J'ai découvert Jean-Paul Dubois sur l'étagère d'une médiathèque, avec le bandeau Goncourt 2019. Il y a pas mal de Goncourts qui m'ont rendu fou de rage. J'ai détesté Trois femmes puissantes, j'ai trouvé que La Carte et le Territoire était un des moins bons romans de Houellebecq, bref, j'ai cessé de lire les Goncourt. Et puis on préfère découvrir un auteur avant qu'il ait un prix, ça permet ensuite de se la jouer, de dire "Attends, c'est maintenant que tu m'en parles ? Mais j'ai lu tous ses livres précédents.
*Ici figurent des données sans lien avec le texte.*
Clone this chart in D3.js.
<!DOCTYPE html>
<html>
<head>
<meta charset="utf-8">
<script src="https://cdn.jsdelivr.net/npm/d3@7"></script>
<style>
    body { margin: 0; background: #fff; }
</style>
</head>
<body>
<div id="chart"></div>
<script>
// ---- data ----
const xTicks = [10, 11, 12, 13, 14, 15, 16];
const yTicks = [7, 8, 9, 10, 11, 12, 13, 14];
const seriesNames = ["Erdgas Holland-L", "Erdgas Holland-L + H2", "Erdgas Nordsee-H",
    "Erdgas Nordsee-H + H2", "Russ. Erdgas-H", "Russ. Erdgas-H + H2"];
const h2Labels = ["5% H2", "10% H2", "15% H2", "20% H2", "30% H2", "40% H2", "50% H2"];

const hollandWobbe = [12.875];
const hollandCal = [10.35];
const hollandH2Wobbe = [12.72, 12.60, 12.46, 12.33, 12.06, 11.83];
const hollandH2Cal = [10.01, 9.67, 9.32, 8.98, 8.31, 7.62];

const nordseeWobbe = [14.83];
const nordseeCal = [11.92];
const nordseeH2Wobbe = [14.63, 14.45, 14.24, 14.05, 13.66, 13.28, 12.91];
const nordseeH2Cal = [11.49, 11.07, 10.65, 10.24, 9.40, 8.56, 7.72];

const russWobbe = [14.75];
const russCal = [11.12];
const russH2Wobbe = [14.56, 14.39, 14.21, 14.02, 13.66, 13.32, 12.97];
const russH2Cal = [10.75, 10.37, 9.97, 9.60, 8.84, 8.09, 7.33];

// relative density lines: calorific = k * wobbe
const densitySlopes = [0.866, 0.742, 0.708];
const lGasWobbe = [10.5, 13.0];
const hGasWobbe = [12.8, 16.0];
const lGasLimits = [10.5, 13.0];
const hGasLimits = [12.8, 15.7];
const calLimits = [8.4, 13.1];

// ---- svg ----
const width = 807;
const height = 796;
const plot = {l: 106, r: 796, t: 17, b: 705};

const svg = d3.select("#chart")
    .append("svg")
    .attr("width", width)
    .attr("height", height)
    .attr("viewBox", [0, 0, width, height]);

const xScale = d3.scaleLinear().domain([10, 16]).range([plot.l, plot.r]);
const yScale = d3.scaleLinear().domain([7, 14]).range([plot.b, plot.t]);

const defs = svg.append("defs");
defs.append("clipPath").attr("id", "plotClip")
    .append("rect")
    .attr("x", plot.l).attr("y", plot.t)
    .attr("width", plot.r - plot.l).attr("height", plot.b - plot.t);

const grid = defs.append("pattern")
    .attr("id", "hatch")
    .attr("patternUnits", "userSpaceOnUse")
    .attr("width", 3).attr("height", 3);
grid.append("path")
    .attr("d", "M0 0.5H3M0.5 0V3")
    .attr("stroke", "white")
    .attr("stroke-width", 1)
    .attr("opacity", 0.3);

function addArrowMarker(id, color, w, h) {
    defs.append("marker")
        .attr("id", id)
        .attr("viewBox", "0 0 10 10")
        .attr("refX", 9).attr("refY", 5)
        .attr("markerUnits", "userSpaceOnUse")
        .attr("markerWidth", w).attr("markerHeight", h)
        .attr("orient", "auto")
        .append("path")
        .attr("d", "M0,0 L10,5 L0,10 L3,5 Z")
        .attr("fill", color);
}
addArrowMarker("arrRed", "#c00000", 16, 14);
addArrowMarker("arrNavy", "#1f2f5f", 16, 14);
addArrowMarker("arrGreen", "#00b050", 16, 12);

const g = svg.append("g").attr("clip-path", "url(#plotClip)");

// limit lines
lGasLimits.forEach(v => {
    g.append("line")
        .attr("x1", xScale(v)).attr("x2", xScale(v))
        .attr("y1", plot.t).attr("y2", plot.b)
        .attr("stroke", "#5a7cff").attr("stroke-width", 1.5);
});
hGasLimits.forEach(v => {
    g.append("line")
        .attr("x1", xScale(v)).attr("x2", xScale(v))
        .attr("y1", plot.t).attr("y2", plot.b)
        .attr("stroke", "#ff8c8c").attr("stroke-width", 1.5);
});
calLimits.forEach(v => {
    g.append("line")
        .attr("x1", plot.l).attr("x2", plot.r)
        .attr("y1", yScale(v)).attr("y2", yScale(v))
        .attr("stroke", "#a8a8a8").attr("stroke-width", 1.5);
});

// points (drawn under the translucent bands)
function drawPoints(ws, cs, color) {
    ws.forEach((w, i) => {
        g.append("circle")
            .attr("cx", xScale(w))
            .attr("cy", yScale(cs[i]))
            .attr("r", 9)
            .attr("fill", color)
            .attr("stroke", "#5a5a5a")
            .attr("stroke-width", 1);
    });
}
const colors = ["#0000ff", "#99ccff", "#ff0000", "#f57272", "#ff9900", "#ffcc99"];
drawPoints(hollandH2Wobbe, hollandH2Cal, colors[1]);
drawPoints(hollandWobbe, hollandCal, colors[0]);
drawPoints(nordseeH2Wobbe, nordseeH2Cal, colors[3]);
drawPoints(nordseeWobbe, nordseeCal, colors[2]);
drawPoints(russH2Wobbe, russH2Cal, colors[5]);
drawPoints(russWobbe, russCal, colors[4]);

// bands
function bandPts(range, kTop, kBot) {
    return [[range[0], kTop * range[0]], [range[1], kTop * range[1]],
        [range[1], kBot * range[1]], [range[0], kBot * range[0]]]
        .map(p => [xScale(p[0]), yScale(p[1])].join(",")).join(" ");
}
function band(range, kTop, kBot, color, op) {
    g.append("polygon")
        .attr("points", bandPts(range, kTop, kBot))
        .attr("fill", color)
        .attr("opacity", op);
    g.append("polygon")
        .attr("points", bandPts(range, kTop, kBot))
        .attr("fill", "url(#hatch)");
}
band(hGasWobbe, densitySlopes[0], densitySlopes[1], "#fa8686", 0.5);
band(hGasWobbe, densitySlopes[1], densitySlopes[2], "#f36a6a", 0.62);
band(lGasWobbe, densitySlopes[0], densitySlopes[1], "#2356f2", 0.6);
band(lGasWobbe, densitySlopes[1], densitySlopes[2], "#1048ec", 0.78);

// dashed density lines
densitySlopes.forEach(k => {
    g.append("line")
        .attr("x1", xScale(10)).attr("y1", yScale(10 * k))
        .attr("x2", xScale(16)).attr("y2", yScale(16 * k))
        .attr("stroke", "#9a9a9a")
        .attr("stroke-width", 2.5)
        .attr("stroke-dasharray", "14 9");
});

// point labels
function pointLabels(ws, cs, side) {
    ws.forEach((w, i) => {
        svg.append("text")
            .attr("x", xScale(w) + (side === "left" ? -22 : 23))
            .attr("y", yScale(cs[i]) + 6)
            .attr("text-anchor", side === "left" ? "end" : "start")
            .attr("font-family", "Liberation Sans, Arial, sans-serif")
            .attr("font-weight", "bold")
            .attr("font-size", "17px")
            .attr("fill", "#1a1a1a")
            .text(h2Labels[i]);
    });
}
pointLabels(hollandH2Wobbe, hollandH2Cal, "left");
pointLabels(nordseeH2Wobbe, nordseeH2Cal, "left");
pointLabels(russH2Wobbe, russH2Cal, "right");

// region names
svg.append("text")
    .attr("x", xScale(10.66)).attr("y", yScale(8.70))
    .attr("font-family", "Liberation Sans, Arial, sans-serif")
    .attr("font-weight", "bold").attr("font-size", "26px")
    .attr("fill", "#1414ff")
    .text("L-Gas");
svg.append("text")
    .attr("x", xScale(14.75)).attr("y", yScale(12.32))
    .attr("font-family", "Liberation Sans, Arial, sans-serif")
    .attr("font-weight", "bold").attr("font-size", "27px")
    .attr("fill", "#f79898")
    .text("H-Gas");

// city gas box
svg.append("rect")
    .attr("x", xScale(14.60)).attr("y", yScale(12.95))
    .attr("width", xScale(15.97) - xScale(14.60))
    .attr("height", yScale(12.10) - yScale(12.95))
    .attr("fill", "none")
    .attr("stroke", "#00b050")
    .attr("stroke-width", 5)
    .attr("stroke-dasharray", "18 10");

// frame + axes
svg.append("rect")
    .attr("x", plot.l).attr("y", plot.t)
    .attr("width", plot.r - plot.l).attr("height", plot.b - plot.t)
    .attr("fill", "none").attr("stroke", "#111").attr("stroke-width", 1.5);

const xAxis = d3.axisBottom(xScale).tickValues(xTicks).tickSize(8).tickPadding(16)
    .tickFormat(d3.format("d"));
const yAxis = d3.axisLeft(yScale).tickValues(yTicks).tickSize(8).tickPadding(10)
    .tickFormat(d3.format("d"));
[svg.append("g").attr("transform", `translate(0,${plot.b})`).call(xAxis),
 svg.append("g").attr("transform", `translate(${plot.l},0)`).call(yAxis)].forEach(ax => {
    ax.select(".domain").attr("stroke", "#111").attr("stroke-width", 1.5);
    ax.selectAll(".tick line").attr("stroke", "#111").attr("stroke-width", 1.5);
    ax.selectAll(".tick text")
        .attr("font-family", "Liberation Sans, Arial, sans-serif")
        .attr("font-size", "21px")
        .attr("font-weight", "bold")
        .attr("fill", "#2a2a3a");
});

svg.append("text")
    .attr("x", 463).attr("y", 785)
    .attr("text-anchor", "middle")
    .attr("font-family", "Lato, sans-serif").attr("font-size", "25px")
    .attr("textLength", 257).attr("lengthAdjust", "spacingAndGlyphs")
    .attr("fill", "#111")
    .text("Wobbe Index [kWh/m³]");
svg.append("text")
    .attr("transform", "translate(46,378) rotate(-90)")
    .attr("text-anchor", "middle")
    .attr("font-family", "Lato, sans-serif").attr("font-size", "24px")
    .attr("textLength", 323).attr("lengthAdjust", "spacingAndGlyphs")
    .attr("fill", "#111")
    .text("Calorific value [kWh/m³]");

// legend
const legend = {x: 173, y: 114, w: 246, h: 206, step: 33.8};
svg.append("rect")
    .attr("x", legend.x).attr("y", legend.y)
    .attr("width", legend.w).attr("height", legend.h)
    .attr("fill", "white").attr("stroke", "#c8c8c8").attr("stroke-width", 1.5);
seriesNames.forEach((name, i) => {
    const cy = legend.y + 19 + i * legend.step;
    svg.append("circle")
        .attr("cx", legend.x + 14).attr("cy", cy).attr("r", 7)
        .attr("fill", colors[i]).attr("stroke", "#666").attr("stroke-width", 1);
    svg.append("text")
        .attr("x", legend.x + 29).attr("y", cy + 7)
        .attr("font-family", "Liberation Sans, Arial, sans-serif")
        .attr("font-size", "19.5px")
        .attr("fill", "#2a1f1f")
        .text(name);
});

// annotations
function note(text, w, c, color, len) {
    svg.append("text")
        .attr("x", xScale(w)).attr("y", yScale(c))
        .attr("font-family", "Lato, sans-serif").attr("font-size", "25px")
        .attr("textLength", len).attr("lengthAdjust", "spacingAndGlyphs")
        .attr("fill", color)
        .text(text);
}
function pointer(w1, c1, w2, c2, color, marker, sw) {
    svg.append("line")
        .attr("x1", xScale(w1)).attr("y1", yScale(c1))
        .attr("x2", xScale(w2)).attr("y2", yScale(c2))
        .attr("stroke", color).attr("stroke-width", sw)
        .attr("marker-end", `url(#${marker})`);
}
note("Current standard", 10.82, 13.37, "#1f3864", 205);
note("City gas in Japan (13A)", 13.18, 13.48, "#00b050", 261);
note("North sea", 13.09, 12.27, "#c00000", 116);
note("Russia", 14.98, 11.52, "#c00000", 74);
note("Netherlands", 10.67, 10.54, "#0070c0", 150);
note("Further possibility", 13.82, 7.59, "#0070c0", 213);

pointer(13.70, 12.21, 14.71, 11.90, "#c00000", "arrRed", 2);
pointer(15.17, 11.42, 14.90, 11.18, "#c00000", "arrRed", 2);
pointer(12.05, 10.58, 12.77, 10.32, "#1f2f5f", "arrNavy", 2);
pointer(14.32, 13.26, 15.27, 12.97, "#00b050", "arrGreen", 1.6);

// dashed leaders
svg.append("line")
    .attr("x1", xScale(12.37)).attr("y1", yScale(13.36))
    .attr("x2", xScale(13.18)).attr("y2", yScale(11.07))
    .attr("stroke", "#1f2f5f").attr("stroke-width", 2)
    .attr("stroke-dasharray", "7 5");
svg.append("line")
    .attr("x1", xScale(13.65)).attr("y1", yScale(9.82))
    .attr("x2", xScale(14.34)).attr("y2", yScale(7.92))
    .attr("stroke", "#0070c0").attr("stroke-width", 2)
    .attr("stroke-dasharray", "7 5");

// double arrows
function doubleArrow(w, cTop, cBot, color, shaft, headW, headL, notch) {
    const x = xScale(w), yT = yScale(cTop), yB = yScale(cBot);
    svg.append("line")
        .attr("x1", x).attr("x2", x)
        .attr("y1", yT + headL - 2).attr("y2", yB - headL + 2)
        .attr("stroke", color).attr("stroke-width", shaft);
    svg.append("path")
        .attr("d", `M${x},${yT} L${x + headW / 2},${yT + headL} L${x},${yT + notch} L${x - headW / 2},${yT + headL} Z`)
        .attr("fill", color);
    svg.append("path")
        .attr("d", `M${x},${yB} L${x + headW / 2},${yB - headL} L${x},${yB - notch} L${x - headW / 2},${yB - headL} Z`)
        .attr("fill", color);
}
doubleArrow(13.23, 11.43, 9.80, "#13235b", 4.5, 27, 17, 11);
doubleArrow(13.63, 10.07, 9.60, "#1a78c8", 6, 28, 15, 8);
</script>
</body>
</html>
Toi, il faut toujours que l'establishment te dise ce que tu dois lire, hein, blaireau ?" et cette fois, le blairau, c'est moi. 

Bref, j'étais dans un de ces marécages où tout ce qui vous tombe sous les mains vous semble mal écrit, souvent parce qu'on a relu un auteur adoré, Gary, Fante ou Roth, alors j'ai pris Tous les hommes n'habitent pas le monde de la même façon et j'ai plaidé ma cause auprès de la médiathécaire parce que j'avais oublié ma carte de lecteur. Dès les premières phrases j'y ai trouvé ce que je viens chercher dans un livre : une voix, une façon d'écrire assez personnelle pour vous donner l'illusion que vous faites connaissance avec celui qui écrit en même temps qu'avec ses personnages. 
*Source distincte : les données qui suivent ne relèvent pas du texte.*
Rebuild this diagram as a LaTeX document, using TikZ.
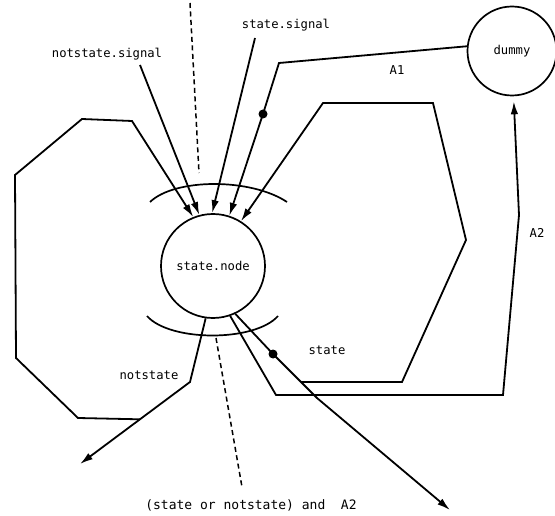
\documentclass[tikz,border=0pt]{standalone}
\usepackage{fontspec}
\newfontfamily\lblfont{DejaVu Sans Mono}
\usetikzlibrary{arrows.meta,calc}
\tikzset{
  ln/.style={line width=1.8pt, line join=miter},
  arr/.style={ln, -{Latex[length=13pt,width=7.5pt]}},
  circ/.style={circle, draw, line width=1.7pt, inner sep=0pt},
  lbl/.style={font=\lblfont\fontsize{12.2}{14}\selectfont, inner sep=1pt},
  dot/.style={circle, fill=black, inner sep=0pt, minimum size=9pt},
  dsh/.style={line width=1.5pt, dash pattern=on 5pt off 3.5pt}
}
\begin{document}
\begin{tikzpicture}[x=1pt,y=-1pt]
\useasboundingbox (0,0) rectangle (555,516);
% nodes
\node[circ, minimum size=104pt, lbl] (S) at (213,266) {state.node};
\node[circ, minimum size=89pt, lbl] (D) at (512,51) {dummy};
% labels
\node[lbl] (lns) at (107,54) {notstate.signal};
\node[lbl] (lss) at (286,25) {state.signal};
\node[lbl] (la1) at (397,70) {A1};
\node[lbl] (la2) at (537,233) {A2};
\node[lbl] (lst) at (327,350) {state};
\node[lbl] (lnst) at (149,375) {notstate};
\node[lbl, font=\lblfont\fontsize{13}{15}\selectfont] (lbot) at (251,505) {(state or notstate) and\ \ A2};
% arcs
\draw[line width=1.7pt] (150,202) .. controls (175,178) and (251,178) .. (287,202);
\draw[line width=1.7pt] (147,316) .. controls (170,342) and (255,342) .. (278,316);
% dashed
\coordinate (dt1) at (190,3);
\coordinate (dt2) at (199,173);
\draw[dsh] (dt1) -- (dt2);
\coordinate (db1) at (216,338);
\coordinate (db2) at (242,487);
\draw[dsh] (db1) -- (db2);
% signal arrows
\coordinate (ns0) at (140,65);
\draw[arr] (ns0) -- (S.105);
\coordinate (ss0) at (255,38);
\draw[arr] (ss0) -- (S.91);
% A1
\coordinate (a1b) at (279,63);
\node[dot] (a1dot) at (263,114) {};
\draw[arr] (D.174) -- (a1b) -- (a1dot.center) -- (S.72);
% notstate arrow and left loop
\coordinate (nb) at (190,382);
\coordinate (nt) at (80,464);
\draw[arr] (S.-98) -- (nb) -- (nt);
\coordinate (nj) at ($(nb)!0.455!(nt)$);
\draw[arr] (nj) -- (78,418) -- (16,358) -- (15,175) -- (82,119) -- (132,121) -- (S.112);
% state arrow and right loop
\node[dot] (sdot) at (273,354) {};
\coordinate (sb) at (317,398);
\coordinate (stip) at (450,510);
\draw[arr] (S.-65) -- (sdot.center) -- (sb) -- (stip);
\coordinate (sj) at (301,382);
\draw[arr] (sj) -- (402,382) -- (466,240) -- (433,103) -- (323,103) -- (S.58);
% A2
\draw[arr, shorten >=5pt] (S.-71) -- (276,395) -- (503,395) -- (519,215) -- (D.-88);
\end{tikzpicture}
\end{document}
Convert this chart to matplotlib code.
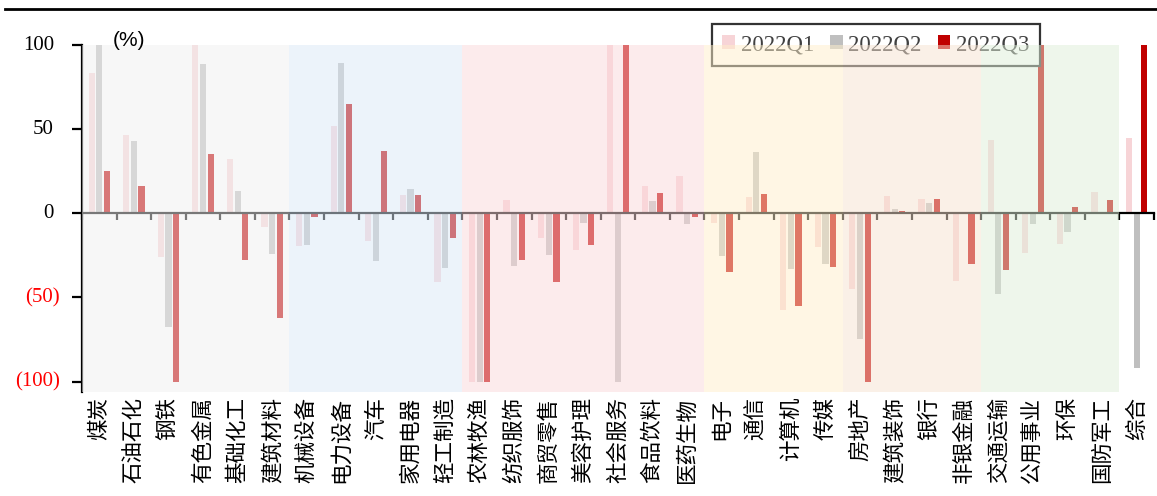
import matplotlib
matplotlib.use("Agg")
import matplotlib.pyplot as plt
import numpy as np
from matplotlib.transforms import blended_transform_factory
from matplotlib.lines import Line2D
from matplotlib.patches import Patch

categories = ["煤炭", "石油石化", "钢铁", "有色金属", "基础化工", "建筑材料",
              "机械设备", "电力设备", "汽车", "家用电器", "轻工制造",
              "农林牧渔", "纺织服饰", "商贸零售", "美容护理", "社会服务", "食品饮料", "医药生物",
              "电子", "通信", "计算机", "传媒",
              "房地产", "建筑装饰", "银行", "非银金融",
              "交通运输", "公用事业", "环保", "国防军工", "综合"]

q1 = [83.2, 46.3, -26.1, 100, 32.3, -7.9,
      -19.2, 51.9, -16.5, 10.7, -41.0,
      -100, 7.9, -14.5, -21.8, 100, 16.2, 22.2,
      -5.9, 9.9, -57.5, -20.0,
      -45.2, 10.5, 8.5, -40.2,
      43.6, -23.4, -18.0, 12.9, 44.9]
q2 = [100, 43.1, -67.4, 88.7, 13.2, -24.0,
      -18.8, 89.1, -28.1, 14.3, -32.7,
      -100, -31.3, -24.6, -5.9, -100, 7.3, -6.5,
      -25.2, 36.4, -33.1, -30.1,
      -74.5, 2.6, 6.3, 0.5,
      -47.8, -6.4, -11.1, 0.6, -92.1]
q3 = [25.3, 16.4, -100, 35.1, -27.9, -62.0,
      -2.4, 64.9, 37.2, 10.7, -14.7,
      -100, -27.7, -41.0, -18.8, 100, 11.9, -2.2,
      -34.7, 11.5, -55.1, -32.1,
      -100, 1.2, 8.5, -29.9,
      -33.9, 100, 3.6, 7.9, 100]

series_names = ["2022Q1", "2022Q2", "2022Q3"]
series_colors = ["#f7d4d7", "#bfbfbf", "#c00000"]

# sector groups: (first index, last index, overlay colour)
groups = [(0, 5, "#f0f0f0"), (6, 10, "#dbe9f7"), (11, 17, "#fbd9db"),
          (18, 21, "#ffefcb"), (22, 25, "#f7e3d1"), (26, 29, "#dfefd9")]

yticks = [100, 50, 0, -50, -100]

W, H = 1157, 496
fig = plt.figure(figsize=(W / 100, H / 100), dpi=100)
ax = fig.add_axes([82 / W, 1 - 392 / H, (1154 - 82) / W, (392 - 45) / H])

x = np.arange(len(categories))
bw = 0.18
step = 0.222
for k, (vals, col) in enumerate(zip([q1, q2, q3], series_colors)):
    ax.bar(x + (k - 1) * step, vals, width=bw, color=col, zorder=3)

ax.set_xlim(-0.5, len(categories) - 0.5)
ax.set_ylim(-106.2, 100)

for a, b, c in groups:
    ax.axvspan(a - 0.5, b + 0.5, color=c, alpha=0.5, lw=0, zorder=6)

for s in ["top", "right"]:
    ax.spines[s].set_visible(False)
ax.spines["bottom"].set_position(("data", 0))
for s in ["left", "bottom"]:
    ax.spines[s].set_color("black")
    ax.spines[s].set_linewidth(1.6)
    ax.spines[s].set_zorder(4)
ax.xaxis.set_zorder(4)
ax.yaxis.set_zorder(4)

ax.set_xticks([])
ax.set_xticks(np.arange(len(categories) + 1) - 0.5, minor=True)
ax.tick_params(axis="x", which="minor", direction="out", length=5, width=1.6,
               color="black", labelbottom=False)
ax.set_yticks(yticks)
ax.set_yticklabels([])
ax.tick_params(axis="y", which="major", direction="out", length=7, width=1.6,
               color="black")

ytr = blended_transform_factory(ax.transAxes, ax.transData)
for v in yticks:
    if v < 0:
        ax.text((60 - 82) / 1072, v, f"({abs(v)})", transform=ytr, ha="right",
                va="center", color="#ff0000", fontsize=15, family="Liberation Serif")
    else:
        ax.text((54 - 82) / 1072, v, f"{v}", transform=ytr, ha="right",
                va="center", color="black", fontsize=15, family="Liberation Serif")

xtr = blended_transform_factory(ax.transData, ax.transAxes)
for i, name in enumerate(categories):
    ax.text(i, -0.014, name, transform=xtr, rotation=90, ha="center", va="top",
            fontsize=15.5, family=["Noto Sans CJK SC", "DejaVu Sans"], color="black")

fig.text(113 / W, 1 - 40 / H, "(%)", ha="left", va="center", fontsize=15,
         family="Liberation Sans", color="black")

fig.add_artist(Line2D([5 / W, 1.0], [1 - 8.5 / H, 1 - 8.5 / H], color="black",
                      lw=2, transform=fig.transFigure))

handles = [Patch(facecolor=c, edgecolor="none") for c in series_colors]
leg = ax.legend(handles, series_names, loc="upper left",
                bbox_to_anchor=(712 / W, 1 - 24 / H), bbox_transform=fig.transFigure,
                borderaxespad=0, ncol=3, frameon=True, fancybox=False, framealpha=1,
                edgecolor="#333333", prop={"family": "Liberation Serif", "size": 16.5},
                handlelength=0.55, handleheight=0.55, handletextpad=0.25,
                columnspacing=0.7, borderpad=0.45, labelcolor="#404040")
leg.get_frame().set_linewidth(1.6)
leg.set_zorder(5)

fig.savefig("out.png", dpi=100)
Je suis revenu deux jours après, et j'ai pris Vous plaisantez Monsieur Tanner, et j'ai été déçu. Répétitif, désespéré, désespérant, je me suis dit, ah mince, j'ai choisi le meilleur en premier, tout le reste va me sembler fade. Et puis j'ai lu Les accommodements raisonnables et Une vie française et la conversation a repris. 

Évidemment, il aurait fallu chroniquer ces livres au fur et à mesure que je les lisais, mais il y a une logique à rendre compte de l'ensemble. D'abord, parce qu'il y a des invariants chez Jean-Paul Dubois. Je ne parle pas seulement des tondeuses, de Toulouse ou du Canada. Il y a des figures qui reviennent. En premier lieu celle de la femme, Anna, toujours étrangère alors qu'elle devrait être intime, toujours ambitieuse alors que le narrateur contemplatif se laisse aller à vivre. Souvent, le père, qu'on croyait bien connaître et qui est toujours autre, et dont les trahisons, parfois minimes, parfois monumentales, révèlent le narrateur à lui-même.

On comprend avec Jean-Paul Dubois et ces répétitions pourquoi Kundera dit que chaque personnage est un ego expérimental. Lire tous les livres de Jean-Paul Dubois à la suite, c'est un peu comme regarder une série à la télévision. Dans chaque épisode, les personnages seraient les mêmes, joués par les mêmes acteurs, mais d'un épisode à l'autre, ils habiteraient une autre maison, auraient un autre métier, un autre passé, et ils vivraient une aventure complètement indépendante de celle de l'épisode précédent. Sauf qu'à chaque fois, ce serait le même ego expérimental, les mêmes règles affectives qui seraient soumis à des conditions différentes, comme des humains de laboratoire. 

Bien-sûr, on aurait aimé, enfin, j'aurais aimé, que chacun de ces romans soit de l'ampleur de Tous les hommes n'habitent pas le monde de la même façon, ou Une vie française, que chacun ait la même finesse que Les accommodements raisonnables, et on regrette les répétitions de Vous plaisantez, Monsieur Tanner, ou la fin un peu artificielle d'Hommes entre eux. Mais dans un paysage éditorial ou chaque écrivain semble vouloir faire un coup, ou "adresser une thématique d'actualité", il est si doux de s'abandonner à une voix particulière, de retrouver Jean-Paul Dubois comme on retrouve un copain qui vit aux antipodes, et qu'on ne voit qu'une ou deux fois par an pour se raconter nos vies, ni dramatiques, ni exemplaires, juste nos vies d'egos expérimentaux qui cherchent à habiter le monde, chacun à sa façon.
 
La majeure partie des livres de Jean-Paul Dubois est disponible en Poche, chez Points.